[Figure scripts]
-- start --
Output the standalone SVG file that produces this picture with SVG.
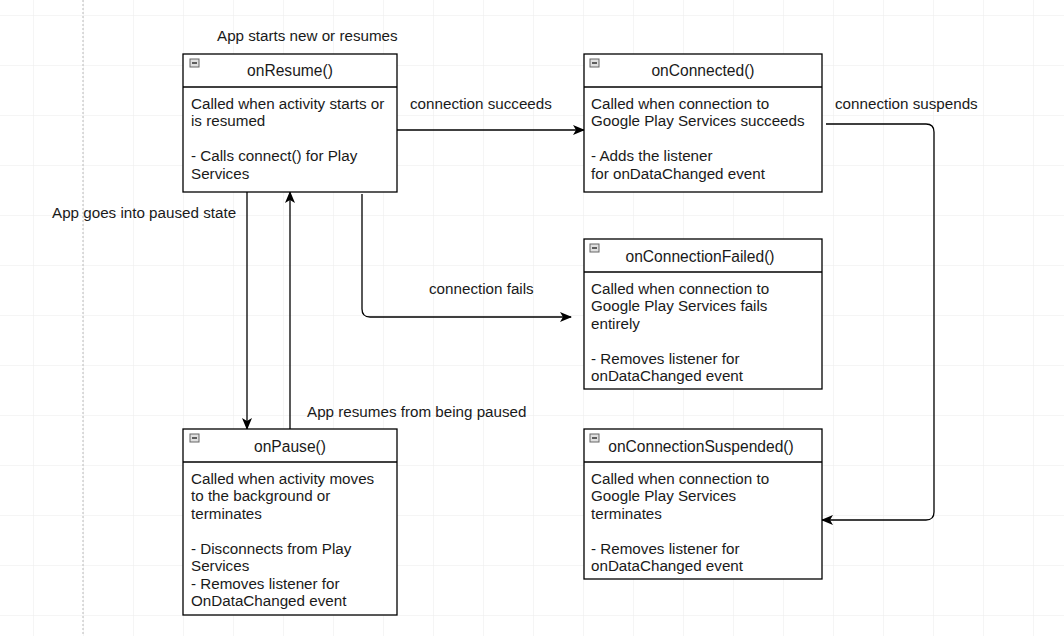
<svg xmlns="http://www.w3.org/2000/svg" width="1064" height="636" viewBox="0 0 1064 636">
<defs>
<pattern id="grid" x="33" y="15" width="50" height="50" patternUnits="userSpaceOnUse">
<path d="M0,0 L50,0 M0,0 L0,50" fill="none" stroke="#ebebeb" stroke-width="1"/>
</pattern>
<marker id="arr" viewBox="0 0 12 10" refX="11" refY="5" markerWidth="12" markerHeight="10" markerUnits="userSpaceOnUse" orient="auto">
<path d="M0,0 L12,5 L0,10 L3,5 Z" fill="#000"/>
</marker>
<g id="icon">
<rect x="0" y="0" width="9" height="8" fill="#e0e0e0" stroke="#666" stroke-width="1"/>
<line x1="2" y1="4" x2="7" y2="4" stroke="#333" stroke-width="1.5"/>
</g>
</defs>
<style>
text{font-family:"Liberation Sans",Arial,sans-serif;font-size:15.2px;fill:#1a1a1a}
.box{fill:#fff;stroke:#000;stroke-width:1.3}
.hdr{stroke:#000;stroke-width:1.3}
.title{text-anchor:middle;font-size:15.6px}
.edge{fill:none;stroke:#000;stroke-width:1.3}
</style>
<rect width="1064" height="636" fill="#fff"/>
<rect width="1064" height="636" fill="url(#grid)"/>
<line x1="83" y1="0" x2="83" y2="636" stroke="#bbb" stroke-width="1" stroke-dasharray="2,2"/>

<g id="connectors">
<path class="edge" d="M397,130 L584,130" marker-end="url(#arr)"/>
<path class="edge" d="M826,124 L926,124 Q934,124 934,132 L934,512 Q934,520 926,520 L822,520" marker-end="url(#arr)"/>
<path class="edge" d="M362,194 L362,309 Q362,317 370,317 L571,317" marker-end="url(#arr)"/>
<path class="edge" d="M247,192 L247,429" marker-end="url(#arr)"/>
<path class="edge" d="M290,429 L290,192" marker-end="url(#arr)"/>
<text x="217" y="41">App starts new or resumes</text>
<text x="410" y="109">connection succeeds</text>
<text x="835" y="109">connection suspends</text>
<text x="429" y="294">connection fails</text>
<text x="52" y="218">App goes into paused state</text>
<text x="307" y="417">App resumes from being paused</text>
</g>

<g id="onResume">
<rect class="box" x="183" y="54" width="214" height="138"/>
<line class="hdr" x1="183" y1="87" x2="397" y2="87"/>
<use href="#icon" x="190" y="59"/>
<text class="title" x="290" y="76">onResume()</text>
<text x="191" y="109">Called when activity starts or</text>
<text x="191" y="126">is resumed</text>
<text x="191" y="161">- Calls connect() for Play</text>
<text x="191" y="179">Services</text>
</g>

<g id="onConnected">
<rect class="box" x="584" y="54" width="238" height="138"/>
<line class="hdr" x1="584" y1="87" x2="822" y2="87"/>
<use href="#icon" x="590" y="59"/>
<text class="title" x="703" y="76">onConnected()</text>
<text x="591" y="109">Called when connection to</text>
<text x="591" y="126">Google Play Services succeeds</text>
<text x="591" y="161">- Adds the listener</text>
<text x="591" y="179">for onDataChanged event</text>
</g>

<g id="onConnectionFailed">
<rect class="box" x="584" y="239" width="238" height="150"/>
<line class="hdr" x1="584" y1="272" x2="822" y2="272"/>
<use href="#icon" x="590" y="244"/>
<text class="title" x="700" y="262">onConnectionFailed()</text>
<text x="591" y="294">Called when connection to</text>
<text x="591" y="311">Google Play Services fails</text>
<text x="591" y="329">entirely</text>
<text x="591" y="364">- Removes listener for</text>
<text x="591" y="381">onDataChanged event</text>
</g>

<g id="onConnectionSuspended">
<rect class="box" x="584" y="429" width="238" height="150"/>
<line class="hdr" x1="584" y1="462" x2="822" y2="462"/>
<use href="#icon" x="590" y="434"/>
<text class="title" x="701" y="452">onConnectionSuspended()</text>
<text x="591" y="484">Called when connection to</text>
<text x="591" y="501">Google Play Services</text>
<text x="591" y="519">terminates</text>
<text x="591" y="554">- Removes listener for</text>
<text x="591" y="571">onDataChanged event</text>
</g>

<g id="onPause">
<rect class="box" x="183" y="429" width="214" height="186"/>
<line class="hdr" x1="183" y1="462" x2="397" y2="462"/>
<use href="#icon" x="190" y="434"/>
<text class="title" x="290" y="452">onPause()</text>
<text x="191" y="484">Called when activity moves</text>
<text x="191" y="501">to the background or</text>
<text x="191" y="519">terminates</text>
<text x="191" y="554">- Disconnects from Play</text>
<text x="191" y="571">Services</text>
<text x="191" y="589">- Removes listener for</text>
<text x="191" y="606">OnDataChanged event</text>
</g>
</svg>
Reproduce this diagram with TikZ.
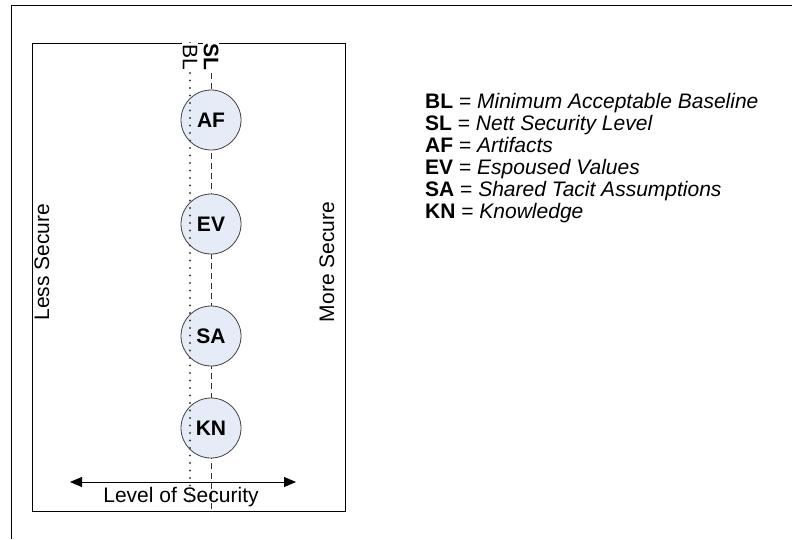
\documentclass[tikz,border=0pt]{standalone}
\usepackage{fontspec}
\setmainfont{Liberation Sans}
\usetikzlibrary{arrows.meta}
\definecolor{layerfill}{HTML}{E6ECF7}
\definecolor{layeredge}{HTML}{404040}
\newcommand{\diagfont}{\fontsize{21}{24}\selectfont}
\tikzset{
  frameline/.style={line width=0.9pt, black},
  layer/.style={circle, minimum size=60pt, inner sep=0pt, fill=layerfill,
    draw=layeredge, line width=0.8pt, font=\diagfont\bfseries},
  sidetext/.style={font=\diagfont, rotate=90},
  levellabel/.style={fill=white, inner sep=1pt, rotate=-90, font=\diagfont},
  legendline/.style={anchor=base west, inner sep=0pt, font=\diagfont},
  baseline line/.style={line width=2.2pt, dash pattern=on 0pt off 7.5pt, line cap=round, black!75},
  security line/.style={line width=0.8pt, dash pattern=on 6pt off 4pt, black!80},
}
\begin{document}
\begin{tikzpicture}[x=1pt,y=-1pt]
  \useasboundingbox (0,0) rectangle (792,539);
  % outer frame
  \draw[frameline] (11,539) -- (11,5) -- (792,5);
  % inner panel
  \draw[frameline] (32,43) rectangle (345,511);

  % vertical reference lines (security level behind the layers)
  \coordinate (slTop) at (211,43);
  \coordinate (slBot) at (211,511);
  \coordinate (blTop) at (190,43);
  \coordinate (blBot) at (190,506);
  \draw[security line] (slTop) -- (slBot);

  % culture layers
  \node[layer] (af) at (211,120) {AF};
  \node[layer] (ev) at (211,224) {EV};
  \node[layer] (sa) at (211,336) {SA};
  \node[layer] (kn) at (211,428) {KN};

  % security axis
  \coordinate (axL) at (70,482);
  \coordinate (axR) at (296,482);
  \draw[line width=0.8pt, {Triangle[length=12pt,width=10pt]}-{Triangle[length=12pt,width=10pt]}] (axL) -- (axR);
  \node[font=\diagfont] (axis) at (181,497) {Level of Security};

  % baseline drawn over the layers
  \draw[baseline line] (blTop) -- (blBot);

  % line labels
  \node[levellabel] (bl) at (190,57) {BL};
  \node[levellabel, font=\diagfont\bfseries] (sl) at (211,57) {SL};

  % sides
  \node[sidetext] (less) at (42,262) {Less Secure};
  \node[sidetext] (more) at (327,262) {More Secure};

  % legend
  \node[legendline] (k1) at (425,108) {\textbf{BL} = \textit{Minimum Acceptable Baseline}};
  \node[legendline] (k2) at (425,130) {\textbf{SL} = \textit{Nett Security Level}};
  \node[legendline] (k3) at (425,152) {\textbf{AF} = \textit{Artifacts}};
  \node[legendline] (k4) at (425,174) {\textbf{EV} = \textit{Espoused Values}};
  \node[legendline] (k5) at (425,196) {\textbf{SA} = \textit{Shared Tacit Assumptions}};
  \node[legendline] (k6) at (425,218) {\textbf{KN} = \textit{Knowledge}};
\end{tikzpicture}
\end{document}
-- end --
-- start --
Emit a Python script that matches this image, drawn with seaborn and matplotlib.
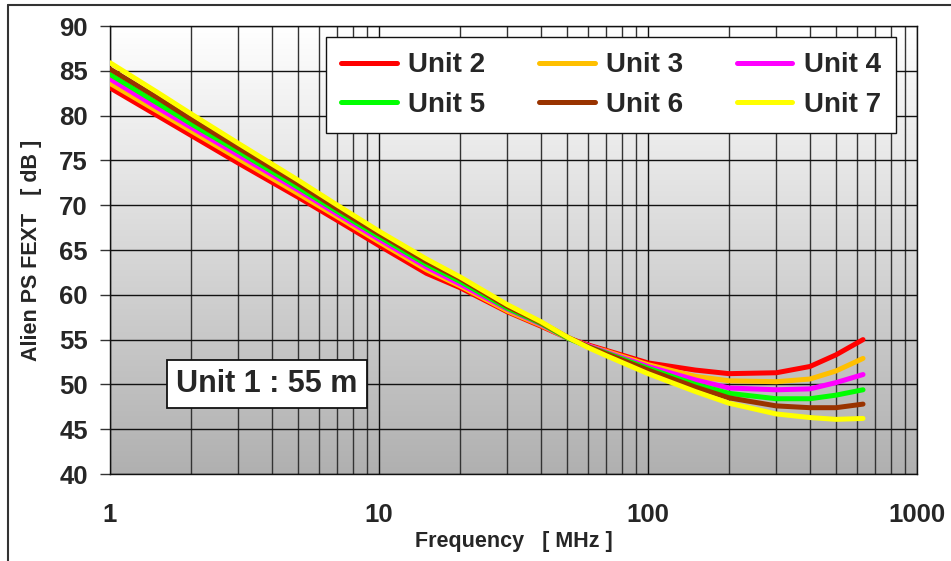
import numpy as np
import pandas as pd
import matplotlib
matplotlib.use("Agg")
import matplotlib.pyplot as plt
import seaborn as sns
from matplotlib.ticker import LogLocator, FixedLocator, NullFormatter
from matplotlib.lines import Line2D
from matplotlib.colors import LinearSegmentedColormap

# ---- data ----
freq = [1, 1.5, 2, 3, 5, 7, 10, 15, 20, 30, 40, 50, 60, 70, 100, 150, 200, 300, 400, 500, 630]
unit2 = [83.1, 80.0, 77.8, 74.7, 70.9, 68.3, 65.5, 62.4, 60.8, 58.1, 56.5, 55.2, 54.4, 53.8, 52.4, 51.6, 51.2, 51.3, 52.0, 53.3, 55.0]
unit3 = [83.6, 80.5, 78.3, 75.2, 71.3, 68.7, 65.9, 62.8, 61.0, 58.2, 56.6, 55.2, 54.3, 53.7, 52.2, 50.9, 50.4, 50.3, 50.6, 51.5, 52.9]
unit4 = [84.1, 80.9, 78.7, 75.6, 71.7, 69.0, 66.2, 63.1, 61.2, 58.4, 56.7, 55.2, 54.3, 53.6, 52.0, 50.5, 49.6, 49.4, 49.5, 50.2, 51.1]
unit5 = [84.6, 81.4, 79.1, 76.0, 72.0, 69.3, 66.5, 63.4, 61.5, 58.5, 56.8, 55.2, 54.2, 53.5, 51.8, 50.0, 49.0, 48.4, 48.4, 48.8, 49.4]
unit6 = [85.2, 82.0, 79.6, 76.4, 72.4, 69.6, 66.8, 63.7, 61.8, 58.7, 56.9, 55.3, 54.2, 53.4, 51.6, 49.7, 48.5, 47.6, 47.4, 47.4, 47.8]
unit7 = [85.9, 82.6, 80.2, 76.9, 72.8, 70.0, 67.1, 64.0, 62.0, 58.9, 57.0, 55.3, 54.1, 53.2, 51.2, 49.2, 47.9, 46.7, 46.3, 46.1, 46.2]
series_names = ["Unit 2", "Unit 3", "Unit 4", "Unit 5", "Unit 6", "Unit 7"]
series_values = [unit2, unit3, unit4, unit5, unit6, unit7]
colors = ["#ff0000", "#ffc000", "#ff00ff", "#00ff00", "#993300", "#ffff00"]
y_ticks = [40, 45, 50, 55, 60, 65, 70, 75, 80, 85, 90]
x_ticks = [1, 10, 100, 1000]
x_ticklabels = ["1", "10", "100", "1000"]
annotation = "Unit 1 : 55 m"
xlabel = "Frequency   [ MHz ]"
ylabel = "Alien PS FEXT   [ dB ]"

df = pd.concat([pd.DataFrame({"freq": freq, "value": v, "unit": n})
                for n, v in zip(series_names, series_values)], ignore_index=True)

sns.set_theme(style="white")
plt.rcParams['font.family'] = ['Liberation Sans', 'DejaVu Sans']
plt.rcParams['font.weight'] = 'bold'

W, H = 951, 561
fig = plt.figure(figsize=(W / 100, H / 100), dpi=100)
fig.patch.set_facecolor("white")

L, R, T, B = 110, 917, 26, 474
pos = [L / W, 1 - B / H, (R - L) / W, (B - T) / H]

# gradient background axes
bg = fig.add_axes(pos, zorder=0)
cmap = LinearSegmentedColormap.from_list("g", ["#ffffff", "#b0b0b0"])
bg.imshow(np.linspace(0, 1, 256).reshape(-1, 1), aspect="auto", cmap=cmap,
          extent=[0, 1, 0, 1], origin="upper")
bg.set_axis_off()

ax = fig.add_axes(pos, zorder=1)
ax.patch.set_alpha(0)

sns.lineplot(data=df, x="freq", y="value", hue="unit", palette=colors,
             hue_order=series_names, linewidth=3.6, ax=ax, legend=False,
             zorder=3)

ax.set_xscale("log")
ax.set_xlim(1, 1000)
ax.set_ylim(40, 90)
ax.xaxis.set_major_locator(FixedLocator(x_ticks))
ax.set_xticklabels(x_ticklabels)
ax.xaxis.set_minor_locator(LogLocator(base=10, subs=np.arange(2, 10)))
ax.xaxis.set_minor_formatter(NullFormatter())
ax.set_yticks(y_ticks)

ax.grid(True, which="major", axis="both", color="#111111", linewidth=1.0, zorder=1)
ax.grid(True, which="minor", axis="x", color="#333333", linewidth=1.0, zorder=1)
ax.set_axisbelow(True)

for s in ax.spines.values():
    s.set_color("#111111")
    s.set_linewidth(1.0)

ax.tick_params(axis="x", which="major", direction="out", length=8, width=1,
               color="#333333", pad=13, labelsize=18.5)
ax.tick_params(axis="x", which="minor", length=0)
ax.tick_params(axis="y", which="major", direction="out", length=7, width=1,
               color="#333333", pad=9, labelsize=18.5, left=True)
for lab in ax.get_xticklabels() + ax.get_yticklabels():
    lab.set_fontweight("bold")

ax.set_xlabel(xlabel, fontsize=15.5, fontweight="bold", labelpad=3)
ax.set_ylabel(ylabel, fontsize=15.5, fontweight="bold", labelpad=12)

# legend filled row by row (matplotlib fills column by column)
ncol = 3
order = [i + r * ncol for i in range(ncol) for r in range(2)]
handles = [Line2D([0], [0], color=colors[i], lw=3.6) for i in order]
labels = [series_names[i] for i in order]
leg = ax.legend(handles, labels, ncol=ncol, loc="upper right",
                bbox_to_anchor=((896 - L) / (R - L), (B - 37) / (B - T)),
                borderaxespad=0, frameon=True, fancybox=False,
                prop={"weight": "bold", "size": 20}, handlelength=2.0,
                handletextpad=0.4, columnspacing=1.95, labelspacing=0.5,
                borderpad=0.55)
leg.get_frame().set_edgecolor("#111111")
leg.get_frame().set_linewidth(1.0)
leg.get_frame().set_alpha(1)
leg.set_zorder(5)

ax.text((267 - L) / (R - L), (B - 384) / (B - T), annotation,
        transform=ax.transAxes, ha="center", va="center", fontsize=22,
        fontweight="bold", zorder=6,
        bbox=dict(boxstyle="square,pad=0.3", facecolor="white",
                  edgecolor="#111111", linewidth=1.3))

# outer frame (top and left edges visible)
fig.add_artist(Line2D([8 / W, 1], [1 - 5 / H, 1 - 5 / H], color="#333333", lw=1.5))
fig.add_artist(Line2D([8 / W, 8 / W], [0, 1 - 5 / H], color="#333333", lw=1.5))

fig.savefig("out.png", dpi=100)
-- end --
-- start --
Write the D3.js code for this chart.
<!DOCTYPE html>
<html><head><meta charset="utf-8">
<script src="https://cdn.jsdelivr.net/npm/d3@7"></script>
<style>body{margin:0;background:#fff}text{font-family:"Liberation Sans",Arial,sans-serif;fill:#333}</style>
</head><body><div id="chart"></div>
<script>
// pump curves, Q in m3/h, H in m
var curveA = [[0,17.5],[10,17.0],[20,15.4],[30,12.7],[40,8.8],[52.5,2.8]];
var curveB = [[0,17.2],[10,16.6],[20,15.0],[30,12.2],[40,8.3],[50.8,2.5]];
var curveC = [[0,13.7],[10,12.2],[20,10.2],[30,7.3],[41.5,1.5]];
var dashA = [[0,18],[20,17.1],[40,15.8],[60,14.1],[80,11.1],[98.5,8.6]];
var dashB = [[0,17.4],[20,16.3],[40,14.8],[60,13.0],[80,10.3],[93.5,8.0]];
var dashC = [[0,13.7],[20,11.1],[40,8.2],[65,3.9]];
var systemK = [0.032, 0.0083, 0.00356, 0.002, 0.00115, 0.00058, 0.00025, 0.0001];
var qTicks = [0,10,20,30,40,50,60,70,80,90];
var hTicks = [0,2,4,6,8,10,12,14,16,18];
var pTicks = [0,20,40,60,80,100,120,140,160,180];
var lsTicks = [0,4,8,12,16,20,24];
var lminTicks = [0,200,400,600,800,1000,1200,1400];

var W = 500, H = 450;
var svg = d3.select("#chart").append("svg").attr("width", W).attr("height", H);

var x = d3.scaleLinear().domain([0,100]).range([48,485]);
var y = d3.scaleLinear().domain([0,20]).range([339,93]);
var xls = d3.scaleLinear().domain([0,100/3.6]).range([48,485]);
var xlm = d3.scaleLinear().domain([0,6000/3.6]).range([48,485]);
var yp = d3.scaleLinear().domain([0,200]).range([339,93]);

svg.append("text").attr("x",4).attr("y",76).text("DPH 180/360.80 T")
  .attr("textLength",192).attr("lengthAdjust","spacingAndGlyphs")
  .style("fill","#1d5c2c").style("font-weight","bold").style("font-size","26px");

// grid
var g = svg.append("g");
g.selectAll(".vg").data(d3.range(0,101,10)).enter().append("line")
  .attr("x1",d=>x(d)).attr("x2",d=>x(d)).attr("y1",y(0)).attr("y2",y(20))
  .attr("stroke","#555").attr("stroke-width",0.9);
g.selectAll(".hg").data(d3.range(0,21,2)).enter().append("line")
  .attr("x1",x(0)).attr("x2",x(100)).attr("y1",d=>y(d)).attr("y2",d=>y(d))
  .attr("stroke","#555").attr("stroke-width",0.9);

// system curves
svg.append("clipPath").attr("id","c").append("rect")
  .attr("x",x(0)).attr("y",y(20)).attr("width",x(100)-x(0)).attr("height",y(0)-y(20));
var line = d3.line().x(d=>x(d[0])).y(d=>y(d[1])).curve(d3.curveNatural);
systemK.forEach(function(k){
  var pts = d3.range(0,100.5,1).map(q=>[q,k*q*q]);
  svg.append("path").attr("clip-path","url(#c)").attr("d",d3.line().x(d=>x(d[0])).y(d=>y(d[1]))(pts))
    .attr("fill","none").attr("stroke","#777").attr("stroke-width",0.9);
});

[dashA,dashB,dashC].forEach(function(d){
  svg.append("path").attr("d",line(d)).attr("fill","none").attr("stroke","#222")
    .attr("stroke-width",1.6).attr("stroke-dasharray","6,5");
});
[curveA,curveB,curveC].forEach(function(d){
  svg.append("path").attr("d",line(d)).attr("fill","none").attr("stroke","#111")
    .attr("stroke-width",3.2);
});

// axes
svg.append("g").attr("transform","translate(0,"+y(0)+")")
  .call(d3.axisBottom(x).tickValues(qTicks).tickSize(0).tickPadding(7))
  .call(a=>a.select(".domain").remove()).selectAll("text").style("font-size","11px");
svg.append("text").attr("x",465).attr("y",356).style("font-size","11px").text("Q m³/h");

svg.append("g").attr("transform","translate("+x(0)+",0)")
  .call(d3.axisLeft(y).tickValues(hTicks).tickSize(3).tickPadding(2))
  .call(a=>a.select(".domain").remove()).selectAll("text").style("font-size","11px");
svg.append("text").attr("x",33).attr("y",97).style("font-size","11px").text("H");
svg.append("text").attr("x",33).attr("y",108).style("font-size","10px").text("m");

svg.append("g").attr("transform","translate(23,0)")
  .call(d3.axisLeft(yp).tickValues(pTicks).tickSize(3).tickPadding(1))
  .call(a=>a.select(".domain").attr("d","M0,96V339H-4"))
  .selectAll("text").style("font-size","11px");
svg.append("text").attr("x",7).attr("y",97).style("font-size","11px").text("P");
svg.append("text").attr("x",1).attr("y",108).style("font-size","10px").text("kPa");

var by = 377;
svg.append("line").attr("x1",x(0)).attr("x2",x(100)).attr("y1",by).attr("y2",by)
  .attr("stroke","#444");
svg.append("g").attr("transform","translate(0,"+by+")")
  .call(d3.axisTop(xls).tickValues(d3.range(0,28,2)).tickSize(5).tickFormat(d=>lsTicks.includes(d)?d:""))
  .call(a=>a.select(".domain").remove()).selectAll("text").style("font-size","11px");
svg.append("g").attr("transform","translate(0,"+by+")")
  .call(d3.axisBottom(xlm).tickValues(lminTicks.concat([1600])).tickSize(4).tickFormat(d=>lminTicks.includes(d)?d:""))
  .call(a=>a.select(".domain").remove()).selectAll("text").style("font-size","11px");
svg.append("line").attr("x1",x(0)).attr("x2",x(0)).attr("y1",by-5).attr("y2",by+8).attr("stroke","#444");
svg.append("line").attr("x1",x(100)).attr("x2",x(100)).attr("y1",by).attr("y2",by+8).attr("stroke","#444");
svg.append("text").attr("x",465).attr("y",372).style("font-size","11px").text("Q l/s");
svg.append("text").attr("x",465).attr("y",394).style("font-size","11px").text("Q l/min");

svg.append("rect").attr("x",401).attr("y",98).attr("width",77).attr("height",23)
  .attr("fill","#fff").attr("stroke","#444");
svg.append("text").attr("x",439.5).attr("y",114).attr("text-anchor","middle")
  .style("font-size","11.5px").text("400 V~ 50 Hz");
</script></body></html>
-- end --
Start with the line that contains "Write the D3.js code for this chart." and end with the line that contains "var lminTicks = [0,200,400,600,800,1000,1200,1400];"; give those lines again exactly, and no others.

Write the D3.js code for this chart.
<!DOCTYPE html>
<html><head><meta charset="utf-8">
<script src="https://cdn.jsdelivr.net/npm/d3@7"></script>
<style>body{margin:0;background:#fff}text{font-family:"Liberation Sans",Arial,sans-serif;fill:#333}</style>
</head><body><div id="chart"></div>
<script>
// pump curves, Q in m3/h, H in m
var curveA = [[0,17.5],[10,17.0],[20,15.4],[30,12.7],[40,8.8],[52.5,2.8]];
var curveB = [[0,17.2],[10,16.6],[20,15.0],[30,12.2],[40,8.3],[50.8,2.5]];
var curveC = [[0,13.7],[10,12.2],[20,10.2],[30,7.3],[41.5,1.5]];
var dashA = [[0,18],[20,17.1],[40,15.8],[60,14.1],[80,11.1],[98.5,8.6]];
var dashB = [[0,17.4],[20,16.3],[40,14.8],[60,13.0],[80,10.3],[93.5,8.0]];
var dashC = [[0,13.7],[20,11.1],[40,8.2],[65,3.9]];
var systemK = [0.032, 0.0083, 0.00356, 0.002, 0.00115, 0.00058, 0.00025, 0.0001];
var qTicks = [0,10,20,30,40,50,60,70,80,90];
var hTicks = [0,2,4,6,8,10,12,14,16,18];
var pTicks = [0,20,40,60,80,100,120,140,160,180];
var lsTicks = [0,4,8,12,16,20,24];
var lminTicks = [0,200,400,600,800,1000,1200,1400];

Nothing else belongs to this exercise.